Derrière ce jargon juridique, c’est bel et bien un jugement historique sur le génocide en Bosnie et sur l’implication du régime de Milosevic qui se profilait. La stratégie de l’accusation, qui avait refusé de se focaliser sur un crime en particulier pour, au travers d’un acte d’accusation plus large, restituer la logique d’ensemble de l’action de l’accusé, y aurait gagné toute sa pertinence. Mais ce jugement ne sera pas prononcé, ne laissant place qu’à des spéculations.
Le jugement du futur
Vélibor K. se demande ce qu’il restera de ce procès inachevé. Des querelles de juristes, dont sortiront peut-être des leçons profitables, sur les autres manières, plus rapides, dont le procès aurait pu être mené ? Si, par exemple, on avait suivi l’avis des juges de première instance, favorables à une disjonction entre l’acte d’accusation sur le Kosovo et les deux autres, ou si l’on avait suivi celui de l’accusation, partisane de l’imposition d’un conseil de la défense et de l’utilisation de dossiers synthétiques donnant aux juges la possibilité d’intervenir davantage dans la conduite des débats. Des éléments de preuves recyclables dans d’autres procès. Surtout, des documents, des témoignages et des rapports qui démontrent et démontent la responsabilité de Milosevic, l’organisation et le camouflage des crimes. Vélibor en consulte quelques-uns, scannés et inventoriés sur le réseau intranet du tribunal : la vidéo des victimes d’Izbitca (Kosovo) filmée en mai 1999 par le docteur Loshi et la photographie du charnier vidé, quelques jours après, prise d’un drone ; l’ordre confidentiel de l’armée yougoslave créant le 30e centre du personnel à Belgrade dont dépendront les officiers servant dans les armées serbes de Bosnie et de Croatie ; une demande, classée secret militaire, du ministère de la Défense des Serbes de Croatie adressée à l’armée yougoslave pour se faire livrer des roquettes et des munitions ; le transcript de communications interceptées entre Milosevic et Karadzic dans lesquels ils préparent la prise des territoires convoités. À elles seules, ces quatre pièces à conviction, prises presqu’au hasard, devraient déciller bien des dupes. Si cela ne suffisait pas, le dossier en compte 1 250 autres.

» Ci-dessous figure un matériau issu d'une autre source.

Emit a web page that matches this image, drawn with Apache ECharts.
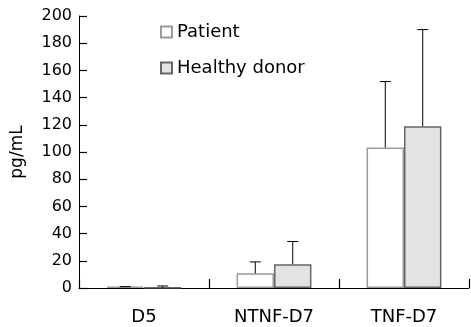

Velibor salue la documentaliste. Il reviendra le lendemain. Le procès s’est interrompu brutalement mais ses quatre années d’audience ne se sont pas pour autant volatilisées. Il est temps maintenant d’en faire la synthèse et que les chercheurs s’en emparent. En passant la porte de verre, Vélibor reconnaît le témoin qu’il a vu, quelques heures plus tôt, lors de son audition, sur les écrans du hall d’accueil qui retransmettent en continue les procès en cours. Emil Cakalic quitte aussi le tribunal. Il est déterminé à revenir si nécessaire. La mort de Milosevic n’empêchera ni l’histoire ni la mémoire de rendre justice au passé. À l’autre bout de la capitale néerlandaise, le premier détenu de la Cour pénale internationale, le Congolais Lubanga, se prépare à comparaître pour avoir enrôlé des enfants-soldats dans les rangs de ses troupes. Il passe sa première nuit à la prison de Scheveningen. La même prison où résident les inculpés du Tpiy, dans une cellule semblable à celle où Milosevic a fini ses jours.